Webcam Embarrassing Ransomware

Over the last few weeks we have received reports from folks asking about an email they have received. When we started to review the various emails we found that they were being sent a very similar ransomware. Of course they were a bit embarrassed and didn’t want to ask for help. That’s exactly what the perpetrators are hoping for.

It starts out with an email below. They start off by showing you that they have your password which alarms you right away. They then begin to explain that they have hacked your computer and have access to your webcam and have screen captured websites you have visited. Where it gets sketchy is that they state they have recordings of the porn websites you visited and have recordings of you while on these sites.
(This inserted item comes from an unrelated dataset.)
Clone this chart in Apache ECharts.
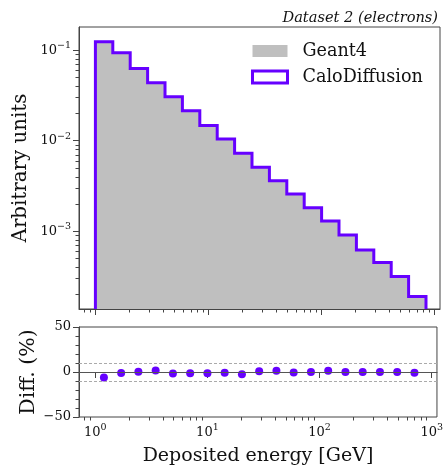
<!DOCTYPE html>
<html>
<head>
<meta charset="utf-8">
<script src="https://cdn.jsdelivr.net/npm/echarts@6/dist/echarts.min.js"></script>
<style>
html, body { margin: 0; padding: 0; background: #fff; }
#main { width: 446px; height: 467px; }
</style>
</head>
<body>
<div id="main"></div>
<script>
// histogram bin edges (GeV) and bin centers
const binEdges = [1, 1.425, 2.031, 2.894, 4.125, 5.878, 8.377, 11.94, 17.01, 24.24,
  34.55, 49.24, 70.17, 100.0, 142.5, 203.1, 289.4, 412.5, 587.8, 837.7];
const binCenters = [1.194, 1.701, 2.424, 3.455, 4.924, 7.017, 10.0, 14.25, 20.31, 28.94,
  41.25, 58.78, 83.77, 119.4, 170.1, 242.4, 345.5, 492.4, 701.7];

const geant4 = [0.1255, 0.0940, 0.0626, 0.0430, 0.0309, 0.0217, 0.0149, 0.01052, 0.00743, 0.00505,
  0.00357, 0.00260, 0.00182, 0.00128, 0.000912, 0.000622, 0.000452, 0.000317, 0.000193];
const caloDiffusion = [0.1236, 0.0933, 0.0628, 0.0436, 0.0305, 0.0214, 0.0147, 0.01045, 0.00727, 0.00509,
  0.00362, 0.00258, 0.00182, 0.00130, 0.000913, 0.000623, 0.000452, 0.000317, 0.000191];
const diffPct = [-6.2, -1.0, 0.3, 1.6, -1.6, -1.4, -1.4, -0.8, -2.4, 0.8,
  1.4, -0.6, 0.1, 1.4, 0.1, 0.1, 0.0, 0.1, -0.9];

const xTickValues = [1, 10, 100, 1000];
const xTickExps = ['0', '1', '2', '3'];
const yTickValues = [0.001, 0.01, 0.1];
const yTickExps = ['−3', '−2', '−1'];
const minorSteps = [2, 3, 4, 5, 6, 7, 8, 9];

const xMin = 0.716, xMax = 1114;
const yMin = 1.39e-4, yMax = 0.18;

const purple = '#6600ff';
const gray = '#bfbfbf';
const axisCol = '#444';
const font = 'DejaVu Serif';

function minorTicks(decades, lo, hi) {
  let out = [];
  decades.forEach(d => minorSteps.forEach(m => {
    let v = d * m;
    if (v > lo && v < hi) out.push(v);
  }));
  return out;
}
const xMinor = minorTicks([0.1, 1, 10, 100, 1000], xMin, xMax);
const yMinor = minorTicks([0.0001, 0.001, 0.01, 0.1], yMin, yMax);

// step outline from edges + heights
function stepPoints(vals) {
  let pts = [[binEdges[0], yMin]];
  for (let i = 0; i < vals.length; i++) {
    pts.push([binEdges[i], vals[i]]);
    pts.push([binEdges[i + 1], vals[i]]);
  }
  pts.push([binEdges[binEdges.length - 1], yMin]);
  return pts;
}

// "10" + superscript exponent, as rich text
function powLabel(values, exps) {
  return function (v) {
    for (let i = 0; i < values.length; i++) {
      if (Math.abs(Math.log10(v) - Math.log10(values[i])) < 1e-6) return '{b|10}{s|' + exps[i] + '}';
    }
    return '';
  };
}
const powRich = {
  b: { fontFamily: font, fontSize: 13, lineHeight: 19, color: '#111' },
  s: { fontFamily: font, fontSize: 9.5, lineHeight: 10, verticalAlign: 'top', color: '#111' }
};

function xAxisCfg(grid, major, withLabels) {
  return {
    type: 'log', logBase: 10, gridIndex: grid, position: 'bottom',
    min: xMin, max: xMax,
    axisLine: { show: major, lineStyle: { color: axisCol, width: 1 } },
    axisTick: {
      show: true, inside: false, length: major ? 6 : 3.5,
      customValues: major ? xTickValues : xMinor,
      lineStyle: { color: axisCol, width: 1 }
    },
    axisLabel: withLabels ? {
      show: true, margin: 6, customValues: xTickValues,
      formatter: powLabel(xTickValues, xTickExps), rich: powRich
    } : { show: false },
    splitLine: { show: false },
    minorTick: { show: false }
  };
}

const chart = echarts.init(document.getElementById('main'));
chart.setOption({
  animation: false,
  backgroundColor: '#fff',
  title: {
    text: 'Dataset 2 (electrons)', right: 3, top: 6,
    textStyle: { fontFamily: font, fontStyle: 'italic', fontWeight: 'normal', fontSize: 14.6, color: '#111' }
  },
  legend: {
    orient: 'vertical', left: 246, top: 37,
    itemWidth: 35, itemHeight: 12, itemGap: 8,
    textStyle: { fontFamily: font, fontSize: 17.6, color: '#111', padding: [0, 0, 0, 10] },
    data: [
      { name: 'Geant4', icon: 'rect', itemStyle: { color: gray, borderWidth: 0 } },
      { name: 'CaloDiffusion', icon: 'rect', itemStyle: { color: '#fff', borderColor: purple, borderWidth: 3 } }
    ]
  },
  grid: [
    { left: 79, top: 27, width: 361, height: 282, show: true, borderColor: axisCol, borderWidth: 1, backgroundColor: 'transparent' },
    { left: 79, top: 327, width: 361, height: 94, show: true, borderColor: axisCol, borderWidth: 1, backgroundColor: 'transparent' }
  ],
  xAxis: [
    xAxisCfg(0, true, false),
    xAxisCfg(0, false, false),
    Object.assign(xAxisCfg(1, true, true), {
      name: 'Deposited energy [GeV]', nameLocation: 'middle', nameGap: 30,
      nameTextStyle: { fontFamily: font, fontSize: 19, color: '#111' }
    }),
    xAxisCfg(1, false, false)
  ],
  yAxis: [
    {
      type: 'log', logBase: 10, gridIndex: 0, position: 'left', min: yMin, max: yMax,
      name: 'Arbitrary units', nameLocation: 'middle', nameGap: 48, nameMoveOverlap: false,
      nameTextStyle: { fontFamily: font, fontSize: 19.8, color: '#111' },
      axisLine: { show: true, lineStyle: { color: axisCol, width: 1 } },
      axisTick: { show: true, length: 6, customValues: yTickValues, lineStyle: { color: axisCol } },
      axisLabel: { margin: 8, customValues: yTickValues, formatter: powLabel(yTickValues, yTickExps), rich: powRich },
      splitLine: { show: false }
    },
    {
      type: 'log', logBase: 10, gridIndex: 0, position: 'left', min: yMin, max: yMax,
      axisLine: { show: false },
      axisTick: { show: true, length: 3.5, customValues: yMinor, lineStyle: { color: axisCol } },
      axisLabel: { show: false },
      splitLine: { show: false }
    },
    {
      type: 'value', gridIndex: 1, position: 'left', min: -50, max: 50, interval: 50,
      name: 'Diff. (%)', nameLocation: 'middle', nameGap: 40, nameMoveOverlap: false,
      nameTextStyle: { fontFamily: font, fontSize: 20.5, color: '#111' },
      axisLine: { show: true, lineStyle: { color: axisCol, width: 1 } },
      axisTick: { show: true, length: 6, lineStyle: { color: axisCol } },
      minorTick: { show: true, splitNumber: 5, length: 3.5, lineStyle: { color: axisCol } },
      axisLabel: {
        margin: 8, fontFamily: font, fontSize: 13, color: '#111',
        formatter: v => (v < 0 ? '−' + Math.abs(v) : '' + v)
      },
      splitLine: { show: false }
    }
  ],
  series: [
    {
      name: 'Geant4', type: 'line', xAxisIndex: 0, yAxisIndex: 0,
      data: stepPoints(geant4), showSymbol: false, symbol: 'none',
      lineStyle: { width: 0 }, itemStyle: { color: gray },
      areaStyle: { color: gray, opacity: 1, origin: 'start' }, z: 1
    },
    {
      name: 'CaloDiffusion', type: 'line', xAxisIndex: 0, yAxisIndex: 0,
      data: stepPoints(caloDiffusion), showSymbol: false, symbol: 'none',
      lineStyle: { width: 3, color: purple, join: 'miter' }, itemStyle: { color: purple }, z: 2
    },
    {
      name: 'diff', type: 'scatter', xAxisIndex: 2, yAxisIndex: 2,
      data: binCenters.map((x, i) => [x, diffPct[i]]),
      symbolSize: 8, itemStyle: { color: purple, opacity: 1 }, z: 3,
      markLine: {
        silent: true, symbol: 'none', label: { show: false }, animation: false,
        data: [
          { yAxis: 0, lineStyle: { color: '#555', width: 1.2, type: 'solid' } },
          { yAxis: 10, lineStyle: { color: '#aaa', width: 1, type: [3, 2] } },
          { yAxis: -10, lineStyle: { color: '#aaa', width: 1, type: [3, 2] } }
        ]
      }
    }
  ]
});
</script>
</body>
</html>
The next piece of the email is the ransom. They give you 2 options. The first involves you sending them a specific dollars amount of bitcoin. We have seen this number vary from email to email. Option 2 is you do nothing and they send this video file to various people in your contacts list. An example of this email is below.

Here is another version. Not as descriptive as the example above but the hooks are the same. We have an embarrassing video of you and will share it with your contacts unless you pay us money.

While there are examples of Porn malware used in the past to hack individuals like the Adult Player App. Carl Leonard, principal security analyst at Forcepoint, said cyber-extortion is a prevalent tactic today. While it largely takes the form of ransomware, he said data exposure threats were growing in popularity.

“Cyber-blackmailing continue to prove as an effective tactic for cyber criminals to cash out on their malicious operations,” he said. “In this case, it appears that a threat actor group originally involved in adult dating scams have expanded their operations to cyber-extortion campaigns as a result of this trend.”

But Mr Leonard said the scale of this campaign suggested the scammers were bluffing about having compromising information.

“While no threat can be completely discounted, the compromise of personal information for this many individuals would constitute a significant breach of one or more websites, yet no activity of this nature has been reported or identified in recent weeks,” he said.

“Furthermore, if the actors did indeed possess personal details of the recipients, it seems likely they would have included elements [such as name, address or date of birth] in more targeted threat emails in order to increase their credibility. This led us to believe that these are simply fake extortion emails. We ended up calling it ‘faketortion’.”

In some cases we did find that the passwords shown in the email were of the user. Those might have been part of other hack jobs and sold on the Dark Web. If your password is one that you use for any site make sure to change that and no longer use that. Try using a tool like Lastpass or OnePassword to help you manage and use more cryptic passwords on all of your sites.